Some took a larger view:

I dont really think we cant controll what people use the internet for or how many people use it. We are growing up with all this new technology and using the internet is one of the most popular for us since we can search up whatever we want and meet new people or talk with your friends. […] Most of us do live online but thats because of all the famous programs and sites we can go to that everyone uses and we just want to be a part of it. Our parents use the internet too and they ahve no reason to be mad at us using it all the time because they also know it is a useful and gobal activity. For right now parents do know whats going on and i think they think were just kids and its okay because everyone elso does it. There is no one in cortrol and i dont think there isnt going to be anyone since its so big.

And in case you think kids never listen to their parents (or suffer at their hands):

if you don’t go online while the rest of your friends do, you won’t know what theyre talking about and you’ll feel left out. But i think that parents should learn to trust their children because i think most teens know the difference between right and wrong and will control what they put online. I don’t have a myspace or a facebook because my parents think that i’ll be “kidnapped” or that something bad will happen to me.

Some good insight here into identity issues:

People always want to be on the computer because that’s where everybody is most of the time if they’re not hanging out with anybody. This is why it’s the currency of today for a lot of people. No one is in charge because online you have a whole other identity. You can create yourself to who you want to be in any way possible and people will just fall for the stuff you write, even if they are lies.

And why those identities matter:

People can be shy in person because other people intimidate them or people muggin’ and frontin’ all the time. So you kind of hold back. When on the internet those people who feels trap the “shy” people can let their feelings flow and do w/e they want to.
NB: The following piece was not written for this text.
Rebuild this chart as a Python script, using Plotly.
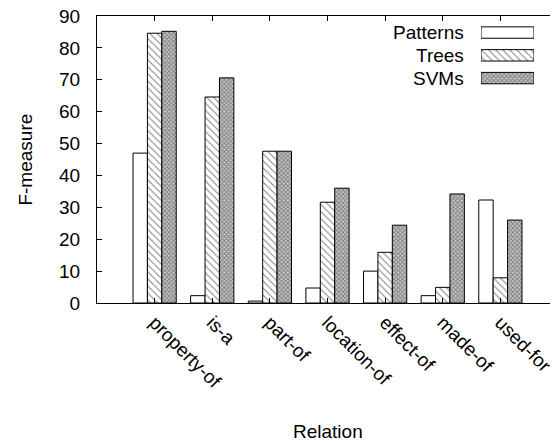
import plotly.graph_objects as go

categories = ["property-of", "is-a", "part-of", "location-of", "effect-of", "made-of", "used-for"]
series_names = ["Patterns", "Trees", "SVMs"]
patterns_vals = [47, 2.3, 0.6, 4.7, 10.0, 2.3, 32.3]
trees_vals = [84.6, 64.6, 47.6, 31.6, 15.9, 4.9, 7.9]
svms_vals = [85.2, 70.6, 47.6, 36.0, 24.4, 34.2, 26.0]
y_ticks = [0, 10, 20, 30, 40, 50, 60, 70, 80, 90]

FONT = "Liberation Sans, Arial, sans-serif"
styles = [
    dict(shape="", fgcolor="black", bgcolor="white"),
    dict(shape="\\", fgcolor="black", bgcolor="white", size=5, solidity=0.2),
    dict(shape="x", fgcolor="#333333", bgcolor="#c8c8c8", size=3, solidity=0.5),
]
values = [patterns_vals, trees_vals, svms_vals]

fig = go.Figure()
for name, vals, st in zip(series_names, values, styles):
    fig.add_trace(go.Bar(
        x=categories, y=vals, name=name,
        marker=dict(color="white", line=dict(color="black", width=1), pattern=st),
        showlegend=False,
    ))

# manual legend drawn on its own small axes (text left of key)
for name, st in zip(series_names, styles):
    fig.add_trace(go.Bar(
        x=[1], y=[name], orientation="h", xaxis="x3", yaxis="y3",
        width=0.5,
        marker=dict(color="white", line=dict(color="black", width=1), pattern=st),
        showlegend=False, hoverinfo="skip",
    ))

# invisible trace to activate right tick axis
fig.add_trace(go.Scatter(x=[categories[0]], y=[0], yaxis="y2", mode="markers",
                         marker=dict(opacity=0), showlegend=False, hoverinfo="skip"))

annotations = [
    dict(text="Relation", xref="paper", yref="paper", x=0.5, y=-0.449,
         xanchor="center", yanchor="middle", showarrow=False, font=dict(size=19)),
    dict(text="F-measure", xref="paper", yref="paper", x=-0.156, y=0.5,
         textangle=-90, xanchor="center", yanchor="middle", showarrow=False,
         font=dict(size=19)),
]
for name in series_names:
    annotations.append(dict(text=name, xref="paper", yref="y3", x=0.800, y=name,
                            xanchor="right", yanchor="middle", showarrow=False,
                            font=dict(size=19)))

fig.update_layout(
    width=550, height=433,
    margin=dict(l=89, r=0, t=8, b=138),
    paper_bgcolor="white", plot_bgcolor="white",
    font=dict(family=FONT, size=19, color="black"),
    barmode="group", bargap=0.25, bargroupgap=0,
    xaxis=dict(
        range=[-1, 7], tickangle=45, ticks="inside", ticklen=5, tickcolor="black",
        showline=True, linecolor="black", linewidth=1, mirror="ticks",
        showgrid=False, automargin=False, tickfont=dict(size=19),
        ticklabeloverflow="allow",
    ),
    yaxis=dict(
        range=[0, 90], tickvals=y_ticks, ticks="inside", ticklen=5, tickcolor="black",
        showline=True, linecolor="black", linewidth=1, showgrid=False, zeroline=False,
        automargin=False, ticklabelstandoff=12, ticklabeloverflow="allow",
    ),
    yaxis2=dict(
        range=[0, 90], tickvals=y_ticks, overlaying="y", side="right",
        ticks="inside", ticklen=5, tickcolor="black", showticklabels=False,
        showline=False, showgrid=False, zeroline=False, automargin=False,
    ),
    xaxis3=dict(domain=[0.833, 0.948], range=[0, 1], anchor="y3",
                visible=False, fixedrange=True),
    yaxis3=dict(domain=[0.744, 0.982], anchor="x3", range=[2.5, -0.5],
                categoryorder="array", categoryarray=series_names,
                visible=False, automargin=False),
    annotations=annotations,
)

fig.write_html("out.html")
So, beyond all the endless talk about technology and schools and new forms of literacy, here we have a case where digital video, downloaded from the web, discussed on a blog, shown on an in-class LCD projector, and followed by an online classroom discussion all conspired to arrive in the place we should have started and known the whole time (apologies to Eliot): Asking students to write about their lives and their experiences and issues that affect them directly.



Leave a Comment
  1. ken / Feb 5 2008 9:43 am

    The insights and observations by your students teeter on predictable, but what is worth noting, highlighing, and underlining is the fact that they attempted to blend two adolescently incongruous components together:

    thoughts and composition

    Your suggestion that it’s all about getting them to write about their own lives is true, and, oh…true, but it offers up the tired, but no-quit debate of experience versus content.

    Write about life. Write about content.
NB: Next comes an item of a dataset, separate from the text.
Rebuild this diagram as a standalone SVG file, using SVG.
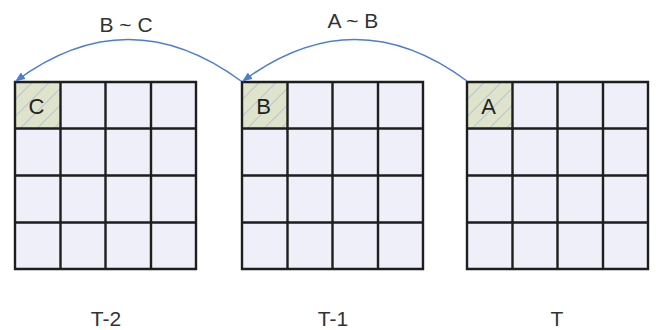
<svg xmlns="http://www.w3.org/2000/svg" width="656" height="330" viewBox="0 0 656 330">
<style>
.cell{fill:#eeeff8;}
.hl{fill:#dfe3c9;}
.grid{fill:none;stroke:#1e1e1e;stroke-width:2.4;}
.arc{fill:none;stroke:#4a7fd0;stroke-width:1.5;}
.t{font-family:"Liberation Sans",Arial,sans-serif;fill:#333;text-anchor:middle;}
.c{font-family:"Liberation Sans",Arial,sans-serif;fill:#222;text-anchor:middle;font-size:22px;}
</style>
<defs>
<pattern id="hatch" patternUnits="userSpaceOnUse" width="12" height="12" patternTransform="rotate(45)">
<line x1="0" y1="0" x2="0" y2="12" stroke="#9db8e8" stroke-width="1.5"/>
</pattern>
<marker id="arr" markerWidth="10" markerHeight="8" refX="9" refY="4" orient="auto" markerUnits="userSpaceOnUse">
<path d="M0,0 L10,4 L0,8 z" fill="#4a7fd0"/>
</marker>
</defs>
<g id="grid-T2" transform="translate(15,82)">
<rect class="cell" x="0" y="0" width="181" height="187"/>
<rect class="hl" x="0" y="0" width="45.5" height="46.5"/>
<rect fill="url(#hatch)" x="0" y="0" width="45.5" height="46.5"/>
<path class="grid" d="M0,0H181V187H0Z M45.5,0V187 M90.5,0V187 M136,0V187 M0,46.5H181 M0,93.5H181 M0,140.5H181"/>
<text class="c" x="21.5" y="32">C</text>
</g>
<g id="grid-T1" transform="translate(242,82)">
<rect class="cell" x="0" y="0" width="181" height="187"/>
<rect class="hl" x="0" y="0" width="45.5" height="46.5"/>
<rect fill="url(#hatch)" x="0" y="0" width="45.5" height="46.5"/>
<path class="grid" d="M0,0H181V187H0Z M45.5,0V187 M90.5,0V187 M136,0V187 M0,46.5H181 M0,93.5H181 M0,140.5H181"/>
<text class="c" x="21.5" y="32">B</text>
</g>
<g id="grid-T" transform="translate(467,82)">
<rect class="cell" x="0" y="0" width="181" height="187"/>
<rect class="hl" x="0" y="0" width="45.5" height="46.5"/>
<rect fill="url(#hatch)" x="0" y="0" width="45.5" height="46.5"/>
<path class="grid" d="M0,0H181V187H0Z M45.5,0V187 M90.5,0V187 M136,0V187 M0,46.5H181 M0,93.5H181 M0,140.5H181"/>
<text class="c" x="21.5" y="32">A</text>
</g>
<g id="connectors">
<path class="arc" d="M241,81 Q128,-2 16,81" marker-end="url(#arr)"/>
<path class="arc" d="M467,81 Q355,-2 243,81" marker-end="url(#arr)"/>
</g>
<g id="labels">
<text class="t" x="126" y="32" font-size="21">B ~ C</text>
<text class="t" x="353" y="28" font-size="21">A ~ B</text>
<text class="t" x="106" y="326" font-size="21">T-2</text>
<text class="t" x="333" y="326" font-size="21">T-1</text>
<text class="t" x="557" y="326" font-size="21">T</text>
</g>
</svg>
    Your choice. Their choice. But combining the two is, as Hugh Jackman or Christian Bale would tell you, the prestige. In truth, it was Michael Caine.

  2. Andrew / Feb 5 2008 5:12 pm

    Excellent insight here!! How is your experience with Moodle in your classroom?

  3. Ben Chun / Feb 5 2008 6:01 pm

    Ken – Great call on that classic split. I haven’t seen “The Prestige” but I’ll let you in on my tricks: I love to ask questions about rights and about policy. This is a perfect bridge between their experience and meaningful content. Every student has an opinion about, say, mandatory dress codes. Or compulsory education. Or privacy rights in schools. Once they get their own opinions and perspectives out, there’s a perfect opportunity for discussion and connection between these individual views and the larger social context (that is, the society we live in and its rules and laws).

    Andrew – As far as Moodle goes, I’ve posted a little bit about technical pain and student engagement beyond the classroom. My overall take on the software is that it could certainly have a cleaner interface and be less confusing (and perhaps a little quicker), but that it generally seems to work. In another life, I’ll write a much better version of Moodle (but still using PHP and MySQL).